Определенный интерес представляет публикация Г.Ф. Доброноженко о политических настроениях северного крестьянства в начальный период нэпа. Она написана на материалах информационных сводок ЧК-ОГПУ. Затрагивая тему крестьянства и большевистской власти, автор констатирует обусловленность «растущего сопротивления народа» стратегией «прямого государственного принуждения» и заключает: «Временная лояльность к большевистскому режиму в годы гражданской войны и неохотное подчинение продразверстке были вызваны главным образом страхом крестьян перед “белой” реставрацией и потерей своих земельных участков. Как только эта угроза была ликвидирована, появлялась почва для возрождения естественного недовольства продразверсткой, трудовыми повинностями и произволом властей»
{134}.
Среди историков, занимающихся проблемами северной деревни в годы Гражданской войны, следует отметить работы В.А. Саблина, документально фундированные и выполненные на высоком научном уровне.

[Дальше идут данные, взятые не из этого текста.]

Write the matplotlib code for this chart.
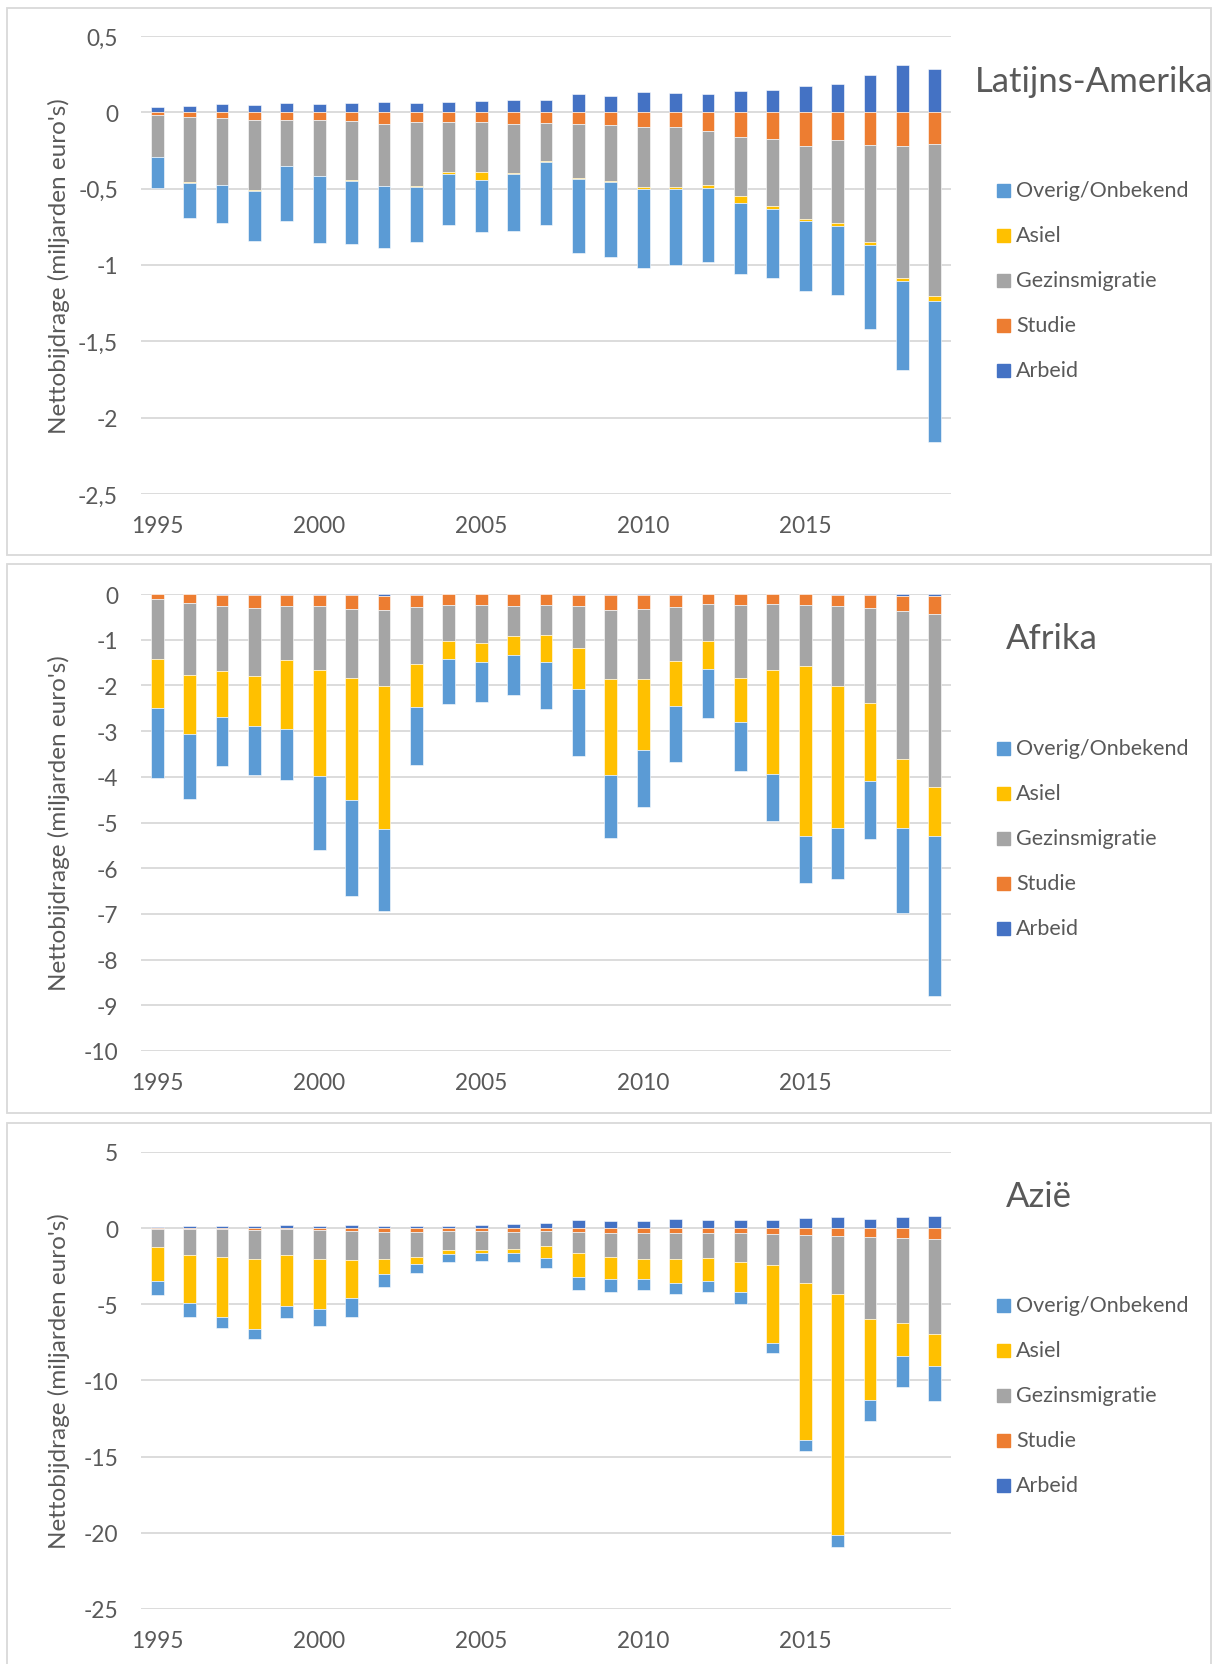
import numpy as np
import matplotlib
matplotlib.use("Agg")
import matplotlib.pyplot as plt
from matplotlib.patches import Rectangle

plt.rcParams['font.family'] = ['Lato', 'DejaVu Sans']

years = [1995, 1996, 1997, 1998, 1999, 2000, 2001, 2002, 2003, 2004, 2005, 2006, 2007,
         2008, 2009, 2010, 2011, 2012, 2013, 2014, 2015, 2016, 2017, 2018, 2019]
year_labels = ['1995', '2000', '2005', '2010', '2015']

series_names = ['Arbeid', 'Studie', 'Gezinsmigratie', 'Asiel', 'Overig/Onbekend']
colors = {'Arbeid': '#4472C4', 'Studie': '#ED7D31', 'Gezinsmigratie': '#A5A5A5',
          'Asiel': '#FFC000', 'Overig/Onbekend': '#5B9BD5'}
legend_order = ['Overig/Onbekend', 'Asiel', 'Gezinsmigratie', 'Studie', 'Arbeid']

# Latijns-Amerika
la_arbeid = [0.033, 0.040, 0.052, 0.049, 0.059, 0.056, 0.063, 0.066, 0.059, 0.068, 0.075, 0.084, 0.084,
             0.119, 0.110, 0.133, 0.126, 0.122, 0.141, 0.145, 0.171, 0.183, 0.244, 0.309, 0.283]
la_studie = [-0.015, -0.028, -0.037, -0.052, -0.052, -0.052, -0.056, -0.077, -0.063, -0.063, -0.063, -0.075, -0.068,
             -0.077, -0.082, -0.094, -0.094, -0.122, -0.162, -0.176, -0.220, -0.183, -0.215, -0.222, -0.208]
la_gezin = [-0.275, -0.429, -0.438, -0.459, -0.299, -0.365, -0.389, -0.405, -0.422, -0.328, -0.330, -0.323, -0.250,
            -0.352, -0.368, -0.395, -0.393, -0.351, -0.386, -0.440, -0.480, -0.543, -0.635, -0.862, -0.996]
la_asiel = [-0.005, -0.004, -0.003, -0.004, -0.002, -0.003, -0.003, -0.003, -0.007, -0.016, -0.050, -0.009, -0.005,
            -0.007, -0.009, -0.010, -0.012, -0.021, -0.045, -0.016, -0.012, -0.016, -0.019, -0.021, -0.033]
la_overig = [-0.200, -0.233, -0.248, -0.330, -0.360, -0.435, -0.414, -0.403, -0.358, -0.328, -0.344, -0.371, -0.415,
             -0.487, -0.487, -0.522, -0.503, -0.487, -0.463, -0.450, -0.459, -0.457, -0.548, -0.586, -0.922]

# Afrika
af_arbeid = [-0.005, -0.005, -0.025, -0.03, -0.015, -0.02, -0.03, -0.04, -0.015, -0.01, -0.01, -0.01, -0.01,
             -0.02, -0.025, -0.02, -0.025, -0.005, -0.01, -0.01, -0.01, -0.02, -0.02, -0.04, -0.04]
af_studie = [-0.105, -0.19, -0.23, -0.275, -0.24, -0.24, -0.30, -0.30, -0.26, -0.23, -0.23, -0.25, -0.23,
             -0.25, -0.33, -0.31, -0.25, -0.21, -0.23, -0.21, -0.23, -0.25, -0.285, -0.33, -0.40]
af_gezin = [-1.31, -1.57, -1.42, -1.49, -1.20, -1.40, -1.51, -1.67, -1.25, -0.79, -0.83, -0.66, -0.65,
            -0.92, -1.51, -1.54, -1.20, -0.81, -1.60, -1.44, -1.33, -1.74, -2.08, -3.25, -3.78]
af_asiel = [-1.07, -1.30, -1.02, -1.10, -1.50, -2.32, -2.66, -3.14, -0.94, -0.40, -0.41, -0.41, -0.59,
            -0.88, -2.10, -1.55, -0.98, -0.62, -0.95, -2.28, -3.73, -3.12, -1.71, -1.50, -1.08]
af_overig = [-1.54, -1.41, -1.06, -1.06, -1.11, -1.63, -2.10, -1.78, -1.27, -0.98, -0.875, -0.88, -1.04,
             -1.47, -1.37, -1.23, -1.23, -1.06, -1.08, -1.02, -1.03, -1.11, -1.27, -1.85, -3.50]

# Azie
az_arbeid = [0.09, 0.11, 0.16, 0.16, 0.18, 0.16, 0.18, 0.16, 0.16, 0.11, 0.18, 0.25, 0.37,
             0.51, 0.44, 0.44, 0.60, 0.51, 0.51, 0.53, 0.65, 0.71, 0.62, 0.71, 0.78]
az_studie = [-0.05, -0.05, -0.06, -0.10, -0.05, -0.10, -0.21, -0.25, -0.25, -0.21, -0.21, -0.23, -0.21,
             -0.23, -0.30, -0.30, -0.30, -0.30, -0.30, -0.37, -0.46, -0.51, -0.55, -0.65, -0.71]
az_gezin = [-1.17, -1.68, -1.83, -1.90, -1.68, -1.95, -1.91, -1.80, -1.62, -1.22, -1.20, -1.11, -0.94,
            -1.38, -1.59, -1.70, -1.73, -1.66, -1.91, -2.07, -3.13, -3.84, -5.39, -5.59, -6.27]
az_asiel = [-2.28, -3.18, -3.96, -4.59, -3.39, -3.27, -2.49, -0.99, -0.48, -0.28, -0.23, -0.32, -0.79,
            -1.57, -1.45, -1.32, -1.56, -1.52, -2.01, -5.07, -10.33, -15.81, -5.33, -2.15, -2.10]
az_overig = [-0.92, -0.92, -0.72, -0.67, -0.78, -1.09, -1.24, -0.85, -0.62, -0.50, -0.53, -0.58, -0.69,
             -0.90, -0.83, -0.76, -0.72, -0.71, -0.73, -0.69, -0.69, -0.78, -1.36, -2.05, -2.26]

la_ticks = [0.5, 0, -0.5, -1, -1.5, -2, -2.5]
la_ticklabels = ['0,5', '0', '-0,5', '-1', '-1,5', '-2', '-2,5']
af_ticks = [0, -1, -2, -3, -4, -5, -6, -7, -8, -9, -10]
af_ticklabels = ['0', '-1', '-2', '-3', '-4', '-5', '-6', '-7', '-8', '-9', '-10']
az_ticks = [5, 0, -5, -10, -15, -20, -25]
az_ticklabels = ['5', '0', '-5', '-10', '-15', '-20', '-25']

W, H = 1217, 1665
TXT = '#595959'
GRID = '#D9D9D9'

fig = plt.figure(figsize=(W / 100, H / 100), dpi=100)


def fx(px):
    return px / W


def fy(px):
    return 1 - px / H


def panel(box_top, box_bot, plot_top, plot_bot, data, ticks, ticklabels, title, title_x, title_y, leg_y):
    # panel frame
    fig.patches.append(Rectangle((fx(7), fy(box_bot)), fx(1211) - fx(7), fy(box_top) - fy(box_bot),
                                 transform=fig.transFigure, fill=False, edgecolor=GRID, lw=1.3))
    ax = fig.add_axes([fx(141), fy(plot_bot), fx(951) - fx(141), fy(plot_top) - fy(plot_bot)])
    x = np.arange(len(years))
    pos_base = np.zeros(len(years))
    neg_base = np.zeros(len(years))
    for name in series_names:
        vals = np.array(data[name])
        bottom = np.where(vals >= 0, pos_base, neg_base)
        ax.bar(x, vals, width=0.4, bottom=bottom, color=colors[name], edgecolor='white', linewidth=0.4, zorder=3)
        pos_base = pos_base + np.clip(vals, 0, None)
        neg_base = neg_base + np.clip(vals, None, 0)
    ax.set_xlim(-0.5, len(years) - 0.5)
    ax.set_ylim(min(ticks), max(ticks))
    ax.set_yticks(ticks)
    ax.set_yticklabels(ticklabels)
    ax.set_xticks([years.index(int(y)) for y in year_labels])
    ax.set_xticklabels(year_labels)
    ax.grid(axis='y', color=GRID, lw=1.3, zorder=0)
    for s in ax.spines.values():
        s.set_visible(False)
    ax.tick_params(length=0, labelsize=16.3, colors=TXT)
    ax.tick_params(axis='y', pad=16.5)
    ax.tick_params(axis='x', pad=15)
    ax.set_ylabel("Nettobijdrage (miljarden euro's)", fontsize=17.5, color=TXT)
    ax.yaxis.set_label_coords(-(141 - 70) / 810, 0.5)
    fig.text(fx(title_x), fy(title_y), title, fontsize=25, color=TXT, ha='left', va='center')
    for i, name in enumerate(legend_order):
        yy = leg_y + i * 45
        fig.patches.append(Rectangle((fx(997), fy(yy + 6.5)), fx(13), 13 / H,
                                     transform=fig.transFigure, color=colors[name]))
        fig.text(fx(1016), fy(yy), name, fontsize=15.5, color=TXT, ha='left', va='center')


panel(9, 556, 37, 495,
      {'Arbeid': la_arbeid, 'Studie': la_studie, 'Gezinsmigratie': la_gezin,
       'Asiel': la_asiel, 'Overig/Onbekend': la_overig},
      la_ticks, la_ticklabels, 'Latijns-Amerika', 975, 82, 191)
panel(565, 1114, 595, 1052,
      {'Arbeid': af_arbeid, 'Studie': af_studie, 'Gezinsmigratie': af_gezin,
       'Asiel': af_asiel, 'Overig/Onbekend': af_overig},
      af_ticks, af_ticklabels, 'Afrika', 1006, 639, 749)
panel(1124, 1672, 1153, 1610,
      {'Arbeid': az_arbeid, 'Studie': az_studie, 'Gezinsmigratie': az_gezin,
       'Asiel': az_asiel, 'Overig/Onbekend': az_overig},
      az_ticks, az_ticklabels, 'Azië', 1006, 1197, 1306)

fig.savefig('out.png', dpi=100)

Автор разделяет концептуальные подходы В.П. Данилова, тамбовской группы и Д.А. Сафонова
{135}.
Специальной работой, посвященной крестьянскому движению на Европейском Севере России в указанный период стала кандидатская диссертация В.Л. Кукушкина
{136}. В ней автор вводит в оборот термин «социальный протест» крестьян и выделяет две его формы — крестьянское сопротивление в «хозяйственно-экономической сфере» и сопротивление в «социально-политической сфере»
{137}. На наш взгляд, это не всегда правомерно, так как очень часто в крестьянских выступлениях против действий власти обе эти формы сливались воедино.

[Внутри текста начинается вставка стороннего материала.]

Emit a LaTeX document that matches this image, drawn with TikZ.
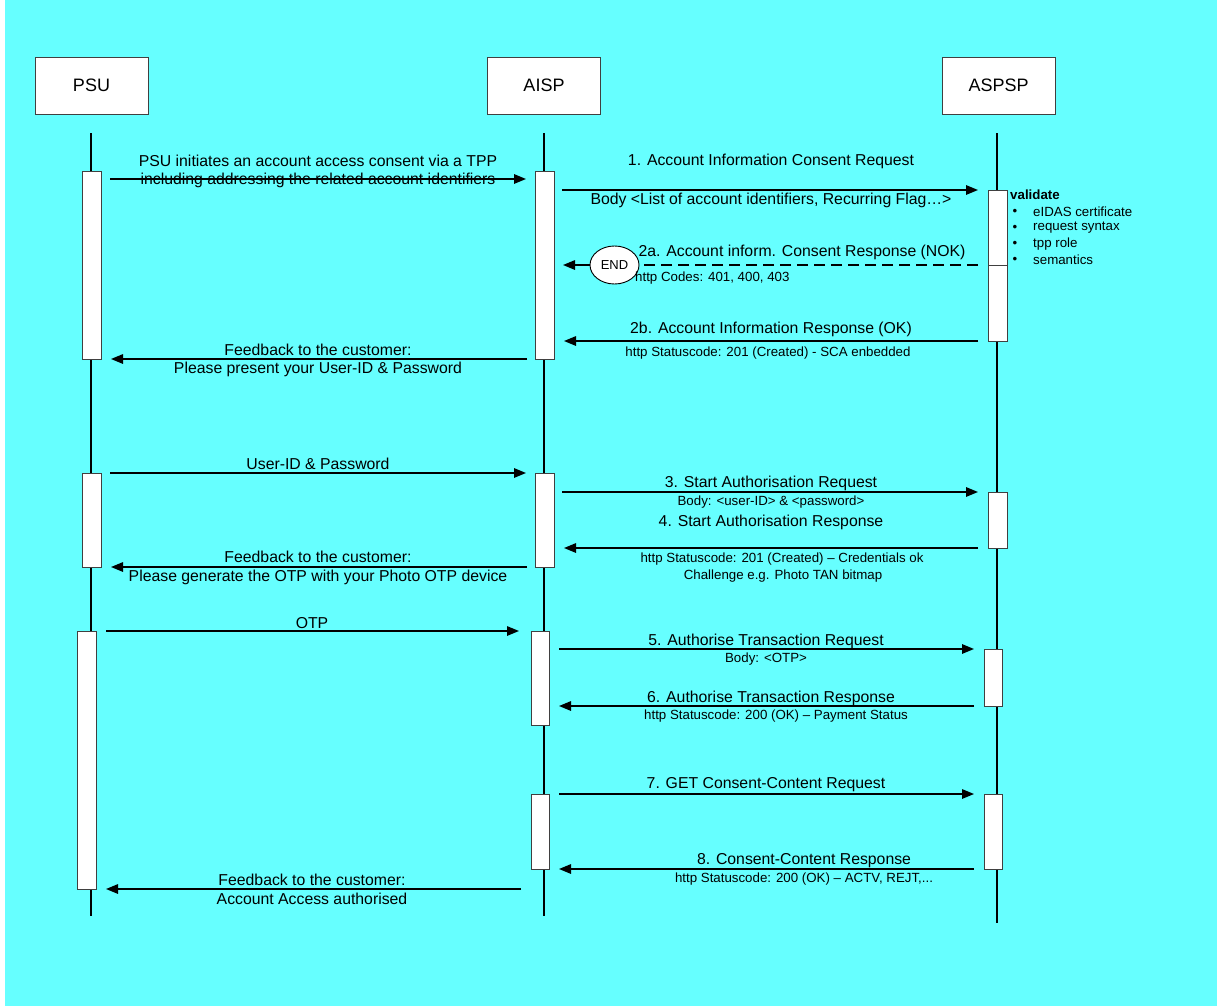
\documentclass[tikz,border=0pt]{standalone}
\usepackage{fontspec}
\setmainfont{Liberation Sans}
\usetikzlibrary{arrows.meta,shapes.geometric}
\definecolor{bgcyan}{RGB}{102,255,255}
\begin{document}
\begin{tikzpicture}[x=1pt,y=-1pt,
  lifeline/.style={line width=2.6pt},
  bar/.style={draw=black!75,line width=0.9pt,fill=white},
  msg/.style={line width=1.5pt,-{Triangle[length=12pt,width=9.5pt]}},
  dmsg/.style={line width=1.5pt,dash pattern=on 11pt off 6pt},
  head/.style={draw=black!75,line width=0.9pt,fill=white,minimum width=113pt,minimum height=57pt,inner sep=0pt,font=\fontsize{18}{21}\selectfont},
  lbl/.style={inner sep=0pt,font=\fontsize{15.8}{18}\selectfont},
  sml/.style={inner sep=0pt,font=\fontsize{13.3}{16}\selectfont},
]
\useasboundingbox (0,0) rectangle (1217,1006);
\fill[bgcyan] (5,0) rectangle (1217,1006);

% participants
\node[head] (psu) at (91.5,85.5) {PSU};
\node[head] (aisp) at (544,85.5) {AISP};
\node[head] (aspsp) at (998.5,85.5) {ASPSP};

% lifelines
\coordinate (psuT) at (91,133); \coordinate (psuB) at (91,916);
\coordinate (aispT) at (544,133); \coordinate (aispB) at (544,916);
\coordinate (aspspT) at (997,133); \coordinate (aspspB) at (997,923);
\draw[lifeline] (psuT) -- (psuB);
\draw[lifeline] (aispT) -- (aispB);
\draw[lifeline] (aspspT) -- (aspspB);

% activation bars
\path[bar] (82,171) rectangle (101,359);
\path[bar] (535,171) rectangle (554,359);
\path[bar] (988,190) rectangle (1007,341);
\draw[black!75,line width=0.9pt] (988,265) -- (1007,265);
\path[bar] (82,473) rectangle (101,567);
\path[bar] (535,473) rectangle (554,567);
\path[bar] (988,492) rectangle (1007,548);
\path[bar] (77,631) rectangle (96,889);
\path[bar] (531,631) rectangle (549,725);
\path[bar] (984,649) rectangle (1002,706);
\path[bar] (531,794) rectangle (549,869);
\path[bar] (984,794) rectangle (1002,869);

% message end points
\coordinate (m0s) at (110,179); \coordinate (m0e) at (526,179);
\coordinate (m1s) at (562,190); \coordinate (m1e) at (978,190);
\coordinate (m2as) at (978,265); \coordinate (m2ae) at (563,265);
\coordinate (m2bs) at (978,341); \coordinate (m2be) at (564,341);
\coordinate (f1s) at (527,359); \coordinate (f1e) at (111,359);
\coordinate (upS) at (110,473); \coordinate (upE) at (526,473);
\coordinate (m3s) at (562,492); \coordinate (m3e) at (978,492);
\coordinate (m4s) at (978,548); \coordinate (m4e) at (564,548);
\coordinate (f2s) at (527,567); \coordinate (f2e) at (111,567);
\coordinate (otpS) at (106,631); \coordinate (otpE) at (519,631);
\coordinate (m5s) at (559,649); \coordinate (m5e) at (974,649);
\coordinate (m6s) at (974,706); \coordinate (m6e) at (559,706);
\coordinate (m7s) at (559,794); \coordinate (m7e) at (974,794);
\coordinate (m8s) at (974,869); \coordinate (m8e) at (559,869);
\coordinate (f3s) at (521,889); \coordinate (f3e) at (106,889);

% messages
\draw[msg] (m0s) -- (m0e);
\draw[msg] (m1s) -- (m1e);
\node[ellipse,draw,line width=0.9pt,fill=white,minimum width=49pt,minimum height=38pt,inner sep=0pt,font=\fontsize{13}{15}\selectfont] (endn) at (614.5,265) {END};
\draw[dmsg] (m2as) -- (endn.east);
\draw[msg] (endn.west) -- (m2ae);
\draw[msg] (m2bs) -- (m2be);
\draw[msg] (f1s) -- (f1e);
\draw[msg] (upS) -- (upE);
\draw[msg] (m3s) -- (m3e);
\draw[msg] (m4s) -- (m4e);
\draw[msg] (f2s) -- (f2e);
\draw[msg] (otpS) -- (otpE);
\draw[msg] (m5s) -- (m5e);
\draw[msg] (m6s) -- (m6e);
\draw[msg] (m7s) -- (m7e);
\draw[msg] (m8s) -- (m8e);
\draw[msg] (f3s) -- (f3e);

% labels
\node[lbl] (t0a) at (318,161) {PSU initiates an account access consent via a TPP};
\node[lbl] (t0b) at (318,180) {including addressing the related account identifiers};
\node[lbl] (t1a) at (771,161) {1. Account Information Consent Request};
\node[lbl] (t1b) at (771,200) {Body <List of account identifiers, Recurring Flag…>};

\node[sml,anchor=west,font=\fontsize{13.3}{16}\selectfont\bfseries] (val) at (1010,195) {validate};
\foreach \yy/\tt [count=\i] in {212/eIDAS certificate,228/request syntax,244/tpp role,260/semantics}{
  \node[sml] (bul\i) at (1015,\yy) {•};
  \node[sml,anchor=west] (vt\i) at (1033,\yy) {\tt};
}

\node[lbl] (t2a) at (802,252) {2a. Account inform. Consent Response (NOK)};
\node[sml,anchor=west] (t2ab) at (635,278) {http Codes: 401, 400, 403};
\node[lbl] (t2b) at (771,329) {2b. Account Information Response (OK)};
\node[sml] (t2bb) at (768,353) {http Statuscode: 201 (Created) - SCA enbedded};
\node[lbl] (tf1a) at (318,350) {Feedback to the customer:};
\node[lbl] (tf1b) at (318,369) {Please present your User-ID \& Password};
\node[lbl] (tup) at (318,464) {User-ID \& Password};
\node[lbl] (t3a) at (771,483) {3. Start Authorisation Request};
\node[sml] (t3b) at (771,502) {Body: <user-ID> \& <password>};
\node[lbl] (t4a) at (771,522) {4. Start Authorisation Response};
\node[sml] (t4b) at (782,559) {http Statuscode: 201 (Created) – Credentials ok};
\node[sml] (t4c) at (783,576) {Challenge e.g. Photo TAN bitmap};
\node[lbl] (tf2a) at (318,557) {Feedback to the customer:};
\node[lbl] (tf2b) at (318,577) {Please generate the OTP with your Photo OTP device};
\node[lbl] (totp) at (312,623) {OTP};
\node[lbl] (t5a) at (766,641) {5. Authorise Transaction Request};
\node[sml] (t5b) at (766,659) {Body: <OTP>};
\node[lbl] (t6a) at (771,698) {6. Authorise Transaction Response};
\node[sml] (t6b) at (776,716) {http Statuscode: 200 (OK) – Payment Status};
\node[lbl] (t7a) at (766,785) {7. GET Consent-Content Request};
\node[lbl] (t8a) at (804,861) {8. Consent-Content Response};
\node[sml] (t8b) at (804,879) {http Statuscode: 200 (OK) – ACTV, REJT,...};
\node[lbl] (tf3a) at (312,880) {Feedback to the customer:};
\node[lbl] (tf3b) at (312,899) {Account Access authorised};
\end{tikzpicture}
\end{document}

Большое внимание в 1990-е годы рассматриваемой проблеме было уделено историками Сибири
{138}. В мае 1996 г. в Тюмени состоялась Всероссийская научная конференция, посвященная 75-летию Западно-Сибирского крестьянского восстания 1921 г. Здесь исследователи затронули важнейшие аспекты этого крупнейшего крестьянского восстания в годы Гражданской войны: политические настроения крестьянства на территории, охваченной восстанием; руководящие органы восстания; морально-психологические качества коммунистов, воевавших против повстанцев и др.
{139}
Участники конференции сошлись во мнении, что это восстание «было стихийным проявлением недовольства политикой военного коммунизма». Точнее всего об этом было сказано, на наш взгляд, в докладе Н.П. Носовой, посвященном менталитету сибирского крестьянства в годы Гражданской войны. «Крестьяне не собирались отказываться от своего идеала — быть свободным хозяином на вольной земле, — отметила докладчица. — И там, где не посчитались с реальной оценкой настроения крестьян, там дело обернулось не только серьезными осложнениями…, временными успехами контрреволюции… Все это, а главное — насильственное отчуждение продукта крестьянского труда — неизбежно вступало в противоречие с крестьянскими представлениями о социальной справедливости. Вековая мечта крестьян — быть хозяином на своей земле и свободно распоряжаться продуктами своего труда — не сбылась. На этой основе возникает глубокий политический и экономический кризис, в разных частях страны на рубеже 1920–1921 гг. вспыхивают грозные крестьянские восстания»
{140}.
Сибирский историк Н.Г. Третьяков в своих публикациях подверг переоценке роль партии эсеров в Западно-Сибирском восстании. Он заключил, что так же, как и в «антоновщине», эсеры не были организаторами и руководителями этого восстания. Восстание вспыхнуло стихийно. Отдельные представители партии могли принимать участие в нем лишь в качестве рядовых участников
{141}.
С позицией Третьякова солидарен и другой исследователь Западно-Сибирского восстания В.В. Московкин. Он указывает: «Стихийность, отсутствие руководства со стороны каких-либо партий и групп явились показателем общего недовольства крестьян ленинской политикой военного коммунизма и конкретными методами проведения ее в жизнь»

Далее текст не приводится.